--- Start Input records ---
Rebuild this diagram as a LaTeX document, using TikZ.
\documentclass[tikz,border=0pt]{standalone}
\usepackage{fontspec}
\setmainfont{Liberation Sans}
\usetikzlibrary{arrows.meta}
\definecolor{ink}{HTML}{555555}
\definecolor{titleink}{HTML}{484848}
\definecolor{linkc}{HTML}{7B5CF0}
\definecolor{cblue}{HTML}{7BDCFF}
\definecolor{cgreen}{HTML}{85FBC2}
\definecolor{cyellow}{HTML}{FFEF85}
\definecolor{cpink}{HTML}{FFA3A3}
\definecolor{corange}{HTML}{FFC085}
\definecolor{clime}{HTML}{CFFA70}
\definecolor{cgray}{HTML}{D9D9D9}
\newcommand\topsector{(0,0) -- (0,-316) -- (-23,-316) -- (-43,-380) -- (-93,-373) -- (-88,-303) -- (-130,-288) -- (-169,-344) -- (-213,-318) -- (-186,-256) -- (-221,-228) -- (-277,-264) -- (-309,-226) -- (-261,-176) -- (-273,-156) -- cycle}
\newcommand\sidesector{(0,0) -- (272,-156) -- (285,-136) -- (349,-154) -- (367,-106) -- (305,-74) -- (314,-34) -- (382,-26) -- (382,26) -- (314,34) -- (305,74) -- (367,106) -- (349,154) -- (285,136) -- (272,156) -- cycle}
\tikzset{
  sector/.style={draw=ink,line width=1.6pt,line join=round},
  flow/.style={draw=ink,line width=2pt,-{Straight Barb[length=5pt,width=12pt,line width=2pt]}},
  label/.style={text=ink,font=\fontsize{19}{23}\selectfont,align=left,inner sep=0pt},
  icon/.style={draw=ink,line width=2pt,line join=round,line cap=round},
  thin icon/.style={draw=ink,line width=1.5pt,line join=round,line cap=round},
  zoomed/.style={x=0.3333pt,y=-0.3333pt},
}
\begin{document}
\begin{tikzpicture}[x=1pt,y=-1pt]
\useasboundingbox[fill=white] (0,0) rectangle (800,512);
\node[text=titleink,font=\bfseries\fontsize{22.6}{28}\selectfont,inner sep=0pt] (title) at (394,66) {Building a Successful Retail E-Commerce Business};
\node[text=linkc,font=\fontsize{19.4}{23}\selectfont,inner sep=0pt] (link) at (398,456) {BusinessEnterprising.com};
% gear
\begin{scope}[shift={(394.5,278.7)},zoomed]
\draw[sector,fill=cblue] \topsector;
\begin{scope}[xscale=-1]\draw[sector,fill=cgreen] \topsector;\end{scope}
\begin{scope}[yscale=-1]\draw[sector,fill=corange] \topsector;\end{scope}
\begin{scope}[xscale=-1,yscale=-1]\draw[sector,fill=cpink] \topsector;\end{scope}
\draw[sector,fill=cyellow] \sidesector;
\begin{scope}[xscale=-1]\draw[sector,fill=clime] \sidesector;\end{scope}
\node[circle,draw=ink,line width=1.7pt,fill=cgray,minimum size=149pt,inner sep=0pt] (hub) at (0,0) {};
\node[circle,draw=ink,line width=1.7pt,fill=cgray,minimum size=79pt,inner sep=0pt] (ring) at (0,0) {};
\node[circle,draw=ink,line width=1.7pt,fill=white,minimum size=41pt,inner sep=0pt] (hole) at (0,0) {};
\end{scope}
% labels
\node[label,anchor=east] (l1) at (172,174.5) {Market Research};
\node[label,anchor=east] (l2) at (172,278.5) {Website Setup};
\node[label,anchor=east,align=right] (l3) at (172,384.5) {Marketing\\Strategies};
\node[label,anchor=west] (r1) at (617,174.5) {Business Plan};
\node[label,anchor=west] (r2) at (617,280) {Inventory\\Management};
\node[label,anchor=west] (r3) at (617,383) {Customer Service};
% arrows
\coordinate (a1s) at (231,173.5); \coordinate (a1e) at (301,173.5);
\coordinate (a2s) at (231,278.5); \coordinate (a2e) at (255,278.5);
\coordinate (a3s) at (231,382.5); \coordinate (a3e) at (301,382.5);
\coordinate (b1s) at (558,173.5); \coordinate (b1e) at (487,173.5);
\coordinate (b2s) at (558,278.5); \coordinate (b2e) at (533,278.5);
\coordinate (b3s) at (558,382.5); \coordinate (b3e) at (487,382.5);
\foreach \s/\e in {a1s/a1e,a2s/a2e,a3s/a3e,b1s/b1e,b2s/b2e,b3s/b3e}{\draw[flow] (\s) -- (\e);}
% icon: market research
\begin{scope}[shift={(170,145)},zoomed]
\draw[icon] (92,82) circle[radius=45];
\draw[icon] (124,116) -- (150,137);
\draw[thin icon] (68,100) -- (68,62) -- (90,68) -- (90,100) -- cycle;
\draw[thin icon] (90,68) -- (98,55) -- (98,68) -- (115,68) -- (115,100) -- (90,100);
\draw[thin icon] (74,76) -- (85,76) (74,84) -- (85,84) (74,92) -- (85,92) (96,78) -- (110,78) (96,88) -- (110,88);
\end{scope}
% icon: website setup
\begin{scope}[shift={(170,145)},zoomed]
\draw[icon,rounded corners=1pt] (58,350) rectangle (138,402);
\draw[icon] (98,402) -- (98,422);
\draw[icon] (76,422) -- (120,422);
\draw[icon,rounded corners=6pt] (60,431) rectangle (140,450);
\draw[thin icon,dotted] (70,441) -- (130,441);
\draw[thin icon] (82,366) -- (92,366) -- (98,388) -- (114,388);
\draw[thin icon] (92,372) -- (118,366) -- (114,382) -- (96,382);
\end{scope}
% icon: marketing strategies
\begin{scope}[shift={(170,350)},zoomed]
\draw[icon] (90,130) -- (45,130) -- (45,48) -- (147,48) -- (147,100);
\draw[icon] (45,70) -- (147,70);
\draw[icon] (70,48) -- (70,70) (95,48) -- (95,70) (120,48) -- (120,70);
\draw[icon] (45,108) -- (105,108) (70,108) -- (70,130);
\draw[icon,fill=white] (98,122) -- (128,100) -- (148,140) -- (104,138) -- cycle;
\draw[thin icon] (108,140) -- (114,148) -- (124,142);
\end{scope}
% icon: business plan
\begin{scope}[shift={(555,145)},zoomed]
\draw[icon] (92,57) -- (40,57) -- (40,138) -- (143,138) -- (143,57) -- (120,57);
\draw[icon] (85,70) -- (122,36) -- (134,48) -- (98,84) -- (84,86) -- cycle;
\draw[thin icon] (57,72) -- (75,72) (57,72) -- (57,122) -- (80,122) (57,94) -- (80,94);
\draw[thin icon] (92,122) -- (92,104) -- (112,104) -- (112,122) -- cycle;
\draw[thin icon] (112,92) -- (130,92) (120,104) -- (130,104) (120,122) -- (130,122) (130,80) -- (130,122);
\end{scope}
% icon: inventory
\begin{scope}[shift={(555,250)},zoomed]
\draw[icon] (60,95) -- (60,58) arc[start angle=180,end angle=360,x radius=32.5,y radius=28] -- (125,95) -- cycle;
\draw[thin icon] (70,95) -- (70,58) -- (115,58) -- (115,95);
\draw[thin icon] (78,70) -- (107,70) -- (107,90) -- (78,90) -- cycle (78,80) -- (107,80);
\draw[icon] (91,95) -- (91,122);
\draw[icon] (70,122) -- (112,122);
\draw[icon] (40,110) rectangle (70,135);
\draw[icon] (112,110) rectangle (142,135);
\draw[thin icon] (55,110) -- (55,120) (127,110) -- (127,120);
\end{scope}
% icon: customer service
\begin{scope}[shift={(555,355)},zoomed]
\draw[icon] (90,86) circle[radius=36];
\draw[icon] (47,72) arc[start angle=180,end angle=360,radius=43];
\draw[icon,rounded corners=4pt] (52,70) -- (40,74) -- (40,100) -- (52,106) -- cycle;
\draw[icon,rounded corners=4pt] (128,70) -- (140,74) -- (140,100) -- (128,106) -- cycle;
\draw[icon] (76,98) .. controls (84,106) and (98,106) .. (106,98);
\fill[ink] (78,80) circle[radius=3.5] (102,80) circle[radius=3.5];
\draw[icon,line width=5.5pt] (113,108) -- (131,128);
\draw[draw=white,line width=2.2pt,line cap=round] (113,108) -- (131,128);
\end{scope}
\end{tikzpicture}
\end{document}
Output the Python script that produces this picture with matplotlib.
--- End Input records ---
Exercise requirements
Gather all lines where the word "this" appears.

Written answer
Rebuild this diagram as a LaTeX document, using TikZ.
Output the Python script that produces this picture with matplotlib.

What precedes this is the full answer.